В квартире был необычайный беспорядок. На столе и на полу валялись разные инструменты, стружки, консервные коробки.
- А тут что у вас делается?
- Это мы подзорную трубу делаем, чтобы лучше видеть самолет, - задорно ответил младший сынишка, Лева.
- А убирать кто за вами будет? Мама?
- Мама теперь мало дома бывает: то на работе, то на дежурстве. Она тоже в группе самозащиты.
- То-то сразу видно, что вы тут полные хозяева.
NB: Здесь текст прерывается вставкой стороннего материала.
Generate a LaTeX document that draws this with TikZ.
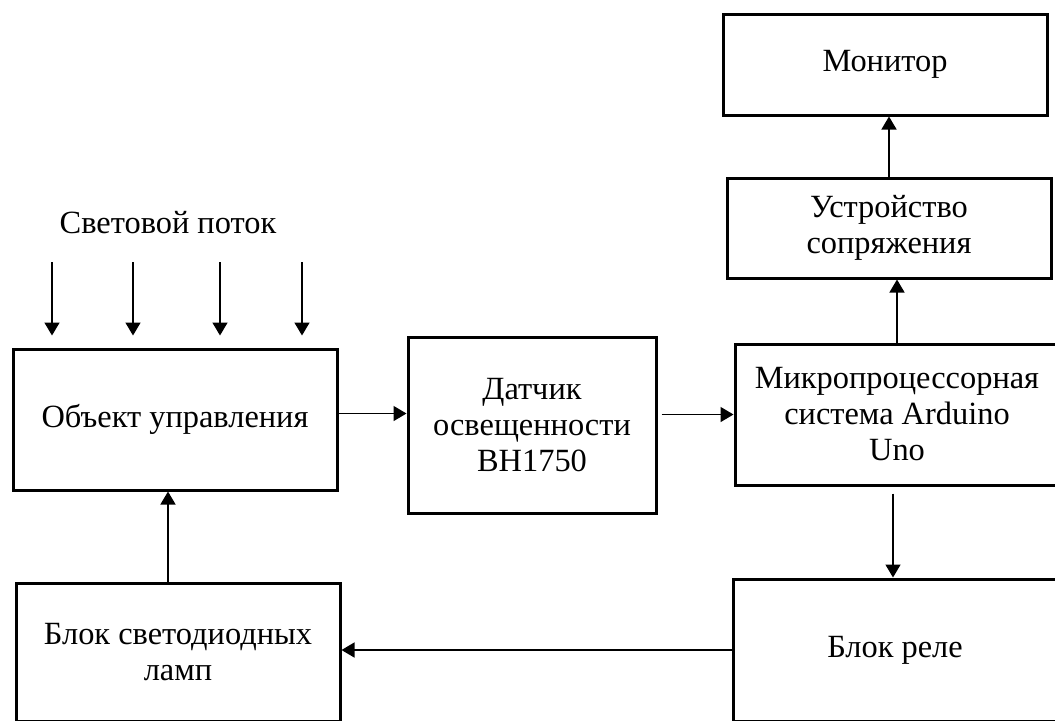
\documentclass[tikz,border=0pt]{standalone}
\usepackage{fontspec}
\setmainfont{Liberation Serif}
\usetikzlibrary{arrows.meta}

\tikzset{
  blok/.style={draw, line width=1.5pt, align=center, inner sep=0pt,
    font=\fontsize{16.2pt}{18pt}\selectfont},
  arr/.style={-{Triangle[length=6.5pt,width=7.5pt]}, line width=0.75pt}
}

\begin{document}
\begin{tikzpicture}[x=0.5pt,y=-0.5pt]
\useasboundingbox (0,0) rectangle (1055,720);
\clip (0,0) rectangle (1055,720);

% blocks
\node[blok, minimum width=162pt, minimum height=50.5pt] (mon) at (885,64.5) {Монитор};
\node[blok, minimum width=162pt, minimum height=50pt] (usp) at (889,228) {Устройство\\сопряжения};
\node[blok, minimum width=162pt, minimum height=70.5pt] (mcu) at (897,414.5) {Микропроцессорная\\система Arduino\\Uno};
\node[blok, minimum width=162pt, minimum height=71pt] (rel) at (895,650) {Блок реле};
\node[blok, minimum width=162pt, minimum height=70.5pt] (obj) at (175,419.5) {Объект управления};
\node[blok, minimum width=124pt, minimum height=88pt] (dat) at (532,425) {Датчик\\освещенности\\BH1750};
\node[blok, minimum width=162pt, minimum height=69pt] (led) at (178,652) {Блок светодиодных\\ламп};

% light flux
\node[font=\fontsize{16.2pt}{18pt}\selectfont] (flux) at (168,223) {Световой поток};
\foreach \i/\x in {1/52, 2/133, 3/220, 4/302} {
  \coordinate (s\i) at (\x,262);
  \draw[arr, shorten >=6pt] (s\i) -- (s\i |- obj.north);
}

% links
\draw[arr] ([yshift=3pt]obj.east) -- ([yshift=3pt]obj.east -| dat.west);
\draw[arr, shorten <=2pt] (dat.east |- mcu.west) -- (mcu.west);
\draw[arr] (mcu.north) -- (mcu.north |- usp.south);
\draw[arr] (usp.north) -- (usp.north |- mon.south);
\draw[arr, shorten <=3.5pt] ([xshift=-2pt]mcu.south) -- ([xshift=-2pt]mcu.south |- rel.north);
\draw[arr] (rel.west) -- (rel.west -| led.east);
\draw[arr] ([xshift=-5pt]led.north) -- ([xshift=-5pt]led.north |- obj.south);
\end{tikzpicture}
\end{document}
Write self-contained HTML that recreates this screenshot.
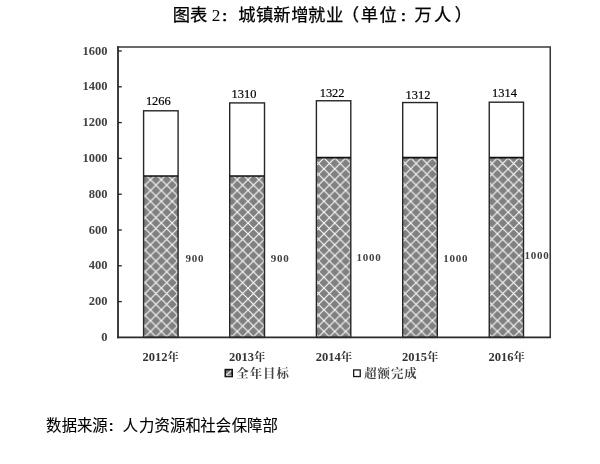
<!DOCTYPE html>
<html lang="zh-CN">
<head>
<meta charset="utf-8">
<title>图表 2：城镇新增就业（单位：万人）</title>
<style>
html,body{margin:0;padding:0;background:#fff;}
body{width:600px;height:464px;overflow:hidden;position:relative;}
svg{position:absolute;left:0;top:0;display:block;}
.ttl{font-family:"Liberation Serif","Noto Sans CJK SC",sans-serif;font-size:17.3px;fill:#000;stroke:#000;stroke-width:0.25px;}
.src{font-family:"Liberation Sans","Noto Sans CJK SC",sans-serif;font-size:15.4px;fill:#000;stroke:#000;stroke-width:0.1px;}
.ax{font-family:"Liberation Serif","Noto Serif CJK SC",serif;font-weight:bold;font-size:12.5px;fill:#424242;}
.yr{font-family:"Liberation Serif","Noto Serif CJK SC",serif;font-weight:bold;font-size:12.5px;fill:#333;}
.top{font-family:"Liberation Serif",serif;font-size:13.3px;fill:#000;stroke:#000;stroke-width:0.2px;}
.sd{font-family:"Liberation Serif",serif;font-weight:bold;font-size:11px;letter-spacing:0.75px;fill:#404040;}
.lg{font-family:"Liberation Serif","Noto Serif CJK SC",serif;font-size:12.4px;letter-spacing:1px;fill:#444;font-weight:700;}
</style>
</head>
<body>
<svg width="600" height="464" viewBox="0 0 600 464">
<defs>
<pattern id="hatch" x="9.58" y="6.26" width="10.84" height="10.84" patternUnits="userSpaceOnUse"><rect x="0" y="0" width="10.84" height="10.84" fill="#808080"/><path d="M0 0L10.84 10.84M10.84 0L0 10.84" stroke="#fcfcfc" stroke-width="1.12" fill="none" stroke-linecap="square"/></pattern>
</defs>
<rect x="0" y="0" width="600" height="464" fill="#fff"/>
<text class="ttl" x="172.75 190.12 204.96 211.80" y="21.4">图表 <tspan stroke="none">2</tspan></text><text class="ttl" font-weight="bold" transform="translate(220.93 20.58) scale(0.85 0.68)">：</text><text class="ttl" x="238.15 255.98 273.23 291.35 307.98 325.98 341.65 360.75 379.38" y="21.4">城镇新增就业（单位</text><text class="ttl" font-weight="bold" transform="translate(399.68 20.58) scale(0.85 0.68)">：</text><text class="ttl" x="414.60 434.02 454.65" y="21.4">万人）</text>
<path d="M117.2 46.9H550.25V337.4" fill="none" stroke="#3a3a3a" stroke-width="1.55"/>
<rect x="143.6" y="176.00" width="34.50" height="161.40" fill="url(#hatch)"/><rect x="143.6" y="110.79" width="34.50" height="226.61" fill="none" stroke="#262626" stroke-width="1.4"/><path d="M143.6 176.00H178.1" stroke="#111" stroke-width="1.7"/>
<rect x="229.7" y="176.00" width="34.80" height="161.40" fill="url(#hatch)"/><rect x="229.7" y="102.91" width="34.80" height="234.49" fill="none" stroke="#262626" stroke-width="1.4"/><path d="M229.7 176.00H264.5" stroke="#111" stroke-width="1.7"/>
<rect x="316.4" y="157.60" width="34.40" height="179.80" fill="url(#hatch)"/><rect x="316.4" y="100.76" width="34.40" height="236.64" fill="none" stroke="#262626" stroke-width="1.4"/><path d="M316.4 157.60H350.8" stroke="#111" stroke-width="1.7"/>
<rect x="402.7" y="157.60" width="34.60" height="179.80" fill="url(#hatch)"/><rect x="402.7" y="102.55" width="34.60" height="234.85" fill="none" stroke="#262626" stroke-width="1.4"/><path d="M402.7 157.60H437.3" stroke="#111" stroke-width="1.7"/>
<rect x="489.25" y="157.60" width="34.25" height="179.80" fill="url(#hatch)"/><rect x="489.25" y="102.19" width="34.25" height="235.21" fill="none" stroke="#262626" stroke-width="1.4"/><path d="M489.25 157.60H523.5" stroke="#111" stroke-width="1.7"/>
<path d="M118 46.2V338.25" stroke="#2a2a2a" stroke-width="1.8" fill="none"/><path d="M117.1 337.4H551" stroke="#2a2a2a" stroke-width="1.6" fill="none"/>
<text class="ax" x="107.4" y="340.90" text-anchor="end">0</text>
<path d="M118 301.60H121.8" stroke="#222" stroke-width="1.3"/><text class="ax" x="107.4" y="305.10" text-anchor="end">200</text>
<path d="M118 265.80H121.8" stroke="#222" stroke-width="1.3"/><text class="ax" x="107.4" y="269.30" text-anchor="end">400</text>
<path d="M118 230.00H121.8" stroke="#222" stroke-width="1.3"/><text class="ax" x="107.4" y="233.50" text-anchor="end">600</text>
<path d="M118 194.20H121.8" stroke="#222" stroke-width="1.3"/><text class="ax" x="107.4" y="197.70" text-anchor="end">800</text>
<path d="M118 158.40H121.8" stroke="#222" stroke-width="1.3"/><text class="ax" x="107.4" y="161.90" text-anchor="end">1000</text>
<path d="M118 122.60H121.8" stroke="#222" stroke-width="1.3"/><text class="ax" x="107.4" y="126.10" text-anchor="end">1200</text>
<path d="M118 86.80H121.8" stroke="#222" stroke-width="1.3"/><text class="ax" x="107.4" y="90.30" text-anchor="end">1400</text>
<path d="M118 51.00H121.8" stroke="#222" stroke-width="1.3"/><text class="ax" x="107.4" y="54.50" text-anchor="end">1600</text>
<text class="top" transform="translate(158.3 105.0) scale(0.935 1)" text-anchor="middle">1266</text><text class="sd" x="185.4" y="262.0">900</text>
<text class="top" transform="translate(244.0 98.3) scale(0.935 1)" text-anchor="middle">1310</text><text class="sd" x="270.8" y="262.0">900</text>
<text class="top" transform="translate(332.1 97.3) scale(0.935 1)" text-anchor="middle">1322</text><text class="sd" x="356.4" y="260.8">1000</text>
<text class="top" transform="translate(418.0 99.2) scale(0.935 1)" text-anchor="middle">1312</text><text class="sd" x="443.2" y="262.3">1000</text>
<text class="top" transform="translate(504.5 97.3) scale(0.935 1)" text-anchor="middle">1314</text><text class="sd" x="524.4" y="259.0">1000</text>
<text class="yr" x="142.6" y="361.1">2012<tspan font-size="11.3">年</tspan></text>
<text class="yr" x="229.1" y="361.1">2013<tspan font-size="11.3">年</tspan></text>
<text class="yr" x="315.7" y="361.1">2014<tspan font-size="11.3">年</tspan></text>
<text class="yr" x="402.0" y="361.1">2015<tspan font-size="11.3">年</tspan></text>
<text class="yr" x="488.6" y="361.1">2016<tspan font-size="11.3">年</tspan></text>
<g><rect x="225.3" y="369.6" width="6.9" height="6.9" fill="#808080" stroke="#111" stroke-width="1.6"/><path d="M226.4 375.2L231.2 370.6" stroke="#f4f4f4" stroke-width="1.1" fill="none"/><path d="M226.6 373.5V375.6H231.4" stroke="#d8d8d8" stroke-width="0.8" fill="none"/><text class="lg" x="236.3" y="378.2">全年目标</text><rect x="353.65" y="369.95" width="6.6" height="6.6" fill="#fff" stroke="#1c1c1c" stroke-width="1.3"/><text class="lg" x="364.2" y="378.2">超额完成</text></g>
<text class="src" x="45.88 61.78 76.97 92.22" y="431.05">数据来源</text><text class="src" font-weight="bold" transform="translate(107.78 430.8) scale(0.9 0.71)">：</text><text class="src" x="122.65 139.12 154.47 170.12 185.50 200.20 215.70 231.65 247.12 262.57" y="431.05">人力资源和社会保障部</text>
</svg>
</body>
</html>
- У нас тоже дел хватает, - говорил с важностью старший сын, Витя, вытирая грязными руками пот со лба. - Видал, во дворе сколько металлолома и бутылок? Это мы, ребята нашего двора, собрали.
- А бутылки зачем?
- Ты, папа, совсем отстал. Бутылки против танков нужны. В каждую бутылку наливают воспламеняющуюся жидкость. Показался танк - бей бутылкой прямо в него, и он загорится.
- А кто вас учил, что зажигательные бомбы можно тушить босыми ногами?
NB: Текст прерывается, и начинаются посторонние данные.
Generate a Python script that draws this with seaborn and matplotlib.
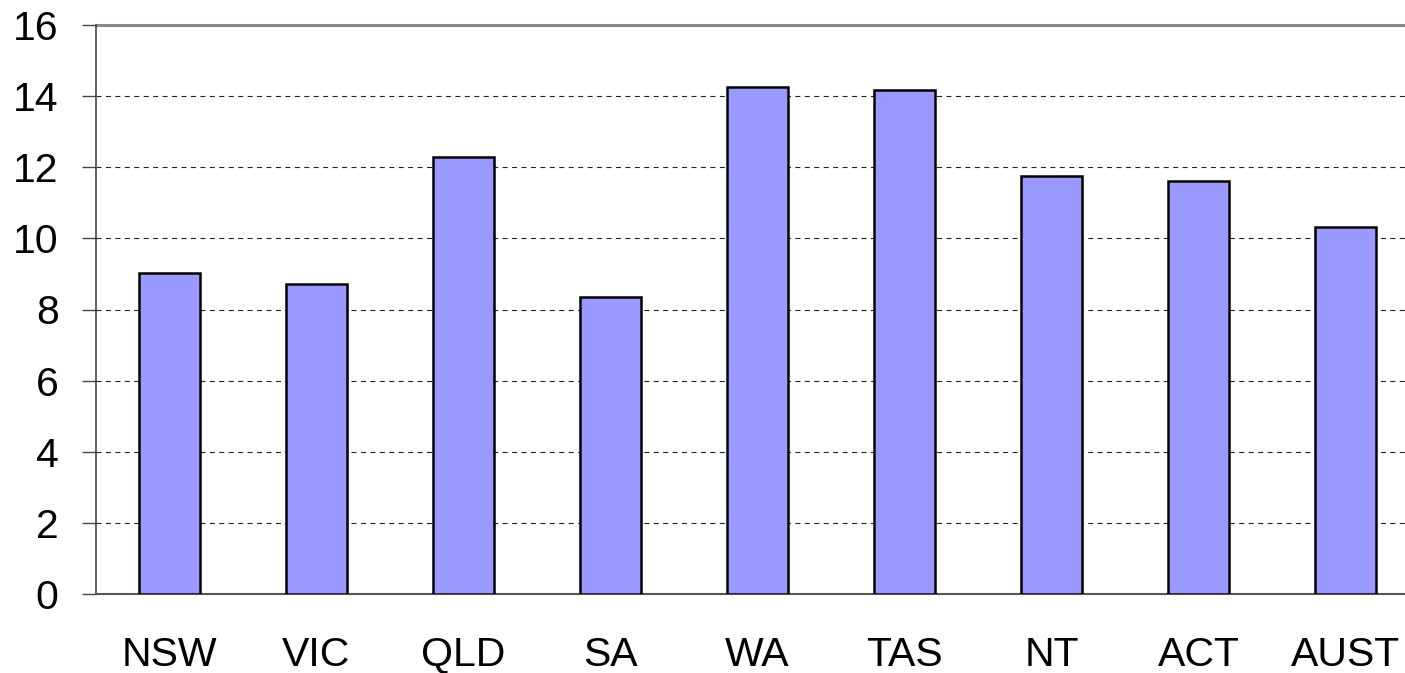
import matplotlib
matplotlib.use("Agg")
import matplotlib.pyplot as plt
import seaborn as sns
import pandas as pd

categories = ["NSW", "VIC", "QLD", "SA", "WA", "TAS", "NT", "ACT", "AUST"]
values = [9.03, 8.72, 12.29, 8.35, 14.26, 14.17, 11.75, 11.61, 10.32]
yticks = [0, 2, 4, 6, 8, 10, 12, 14, 16]

sns.set_style("white")
plt.rcParams["font.family"] = ["Liberation Sans", "DejaVu Sans"]
plt.rcParams["text.color"] = "black"
plt.rcParams["xtick.color"] = "black"
plt.rcParams["ytick.color"] = "black"

df = pd.DataFrame({"state": categories, "value": values})

fig = plt.figure(figsize=(14.05, 6.73), dpi=100)
ax = fig.add_axes([96 / 1405, 1 - 594 / 673, (1419 - 96) / 1405, (594 - 25) / 673])

sns.barplot(data=df, x="state", y="value", order=categories, color="#9999FF",
            saturation=1, width=0.42, edgecolor="black", linewidth=1.8, ax=ax, zorder=3)

ax.set_xlim(-0.5, 8.5)
ax.set_ylim(0, 16)
ax.set_yticks(yticks)
ax.set_yticklabels([str(t) for t in yticks])
for t in yticks[1:-1]:
    ax.axhline(t, color="#222222", linestyle=(0, (4.5, 4)), linewidth=0.8, zorder=1)
ax.axhline(16, color="#888888", linewidth=2.2, zorder=2, clip_on=False)

ax.set_xlabel("")
ax.set_ylabel("")
for s in ["top", "right"]:
    ax.spines[s].set_visible(False)
ax.spines["left"].set_color("#444444")
ax.spines["left"].set_linewidth(1.2)
ax.spines["bottom"].set_color("#555555")
ax.spines["bottom"].set_linewidth(1.5)

ax.tick_params(axis="y", which="major", direction="out", length=10, width=1, color="#444444",
               labelsize=29.5, pad=17, left=True, labelcolor="black")
ax.tick_params(axis="x", length=0, labelsize=29.5, pad=30, labelcolor="black")

fig.savefig("out.png", dpi=100)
- Этого нам никто не говорил, - наморщил лоб Витя, - но ведь ты знаешь, папа, зажигательная бомба не то, что фугасная, она совсем не страшная. Маленькая, тоненькая. Во-вторых, она не взрывается, а горит медленно с одного конца. Если она попадет в дом, нужно только не психовать, спокойно взять ее за конец, который не горит, сбросить на землю, засыпать песком - и кончено, никакого пожара не будет.
- Удивительно, как это у вас все просто получается! Вам и война, наверное, не страшна?
- Чего же бояться, мы ее еще не видали. Хочется, чтобы фрицы хоть одну бомбу сбросили, а то кажется, что все эти воздушные тревоги зря народ пугают.
Вскоре пришла жена проверить, что с ребятами. Обрадовалась, увидев меня.
- А я все беспокоилась, что с тобой и как ты выберешься из Москвы. Как твои глаза? [16]
Я сказал.
- Плохо, - печально проговорила она. - Нужно сделать все, чтобы уберечь остаток зрения.
- Если слушать врачей, мне нельзя заниматься физическим трудом, нельзя писать и читать, нельзя волноваться. Это значит - нужно ничего не делать.
- Ослепнешь - хуже будет.
- Не ослепну.
В общем, невеселый получился у нас разговор.
Оставаться в бездействии в такое время было невозможно. Ведь я старый большевик и никогда без дела не сидел. По выходе в декабре 1919 года из последнего, деникинского подполья я все годы находился на оперативной работе. В 1936 году из-за болезни почек ЦК ВКП(б) перебросил меня из Сибири в Крым для лечения, но я сразу же начал работать в Крымском обкоме партии. Подготовлял и докладывал на бюро обкома дела исключенных из ВКП(б) партийными комитетами. По характеру работы требовалось много читать и писать. Теперь из-за болезни глаз я не мог больше этим заниматься. Да и хотелось чего-нибудьболее Действенного, более тесно связанного с войной.
По моей просьбе меня перевели на общую инструкторскую работу. Я стал бывать на предприятиях, следил за работой первичных партийных организаций и помогал им перестраиваться на военный лад.
С фронта приходили тревожные вести. Одесса героически защищалась, но немцам удалось захватить Николаев, Херсон и переправиться через Днепр на Левобережную Украину. Фронт быстро приближался к Крыму.
Началась эвакуация женщин, детей и больных. Своих детей я эвакуировал в Среднюю Азию. У нас еще была уверенность, что врагу не удастся взять Крым. «Будем участвовать в его обороне, а в случае крайней необходимости эвакуируемся в самый последний момент», решили мы с женой.
24 сентября, когда я находился по заданию обкома в Евпатории, меня неожиданно вызвали к телефону.
- Когда приедешь? - услышал я взволнованный голос жены. [17]
- Собираюсь завтра. А в чем дело?
- Знаешь, мы ведь можем не увидеться.
- Почему?
- Да вот, представь, мы сегодня переезжаем в Севастополь.
- В Севастополь? Кто это вы?
- Наше учреждение.
«Вот как!» встревожился я, догадываясь, что речь идет об эвакуации Симферополя.
- А наши туда же едут?
- Не знаю. Приезжай скорей!
- Ну, ты не волнуйся. Постараюсь уехать отсюда сегодня же.
Но в тот день мне выехать из Евпатории не удалось. Горком партии получил секретную директиву немедленно эвакуировать всех небоеспособных коммунистов, остальных перевести на казарменное положение. В случае отхода Красной Армии из города коммунисты поступали в распоряжение обкома партии.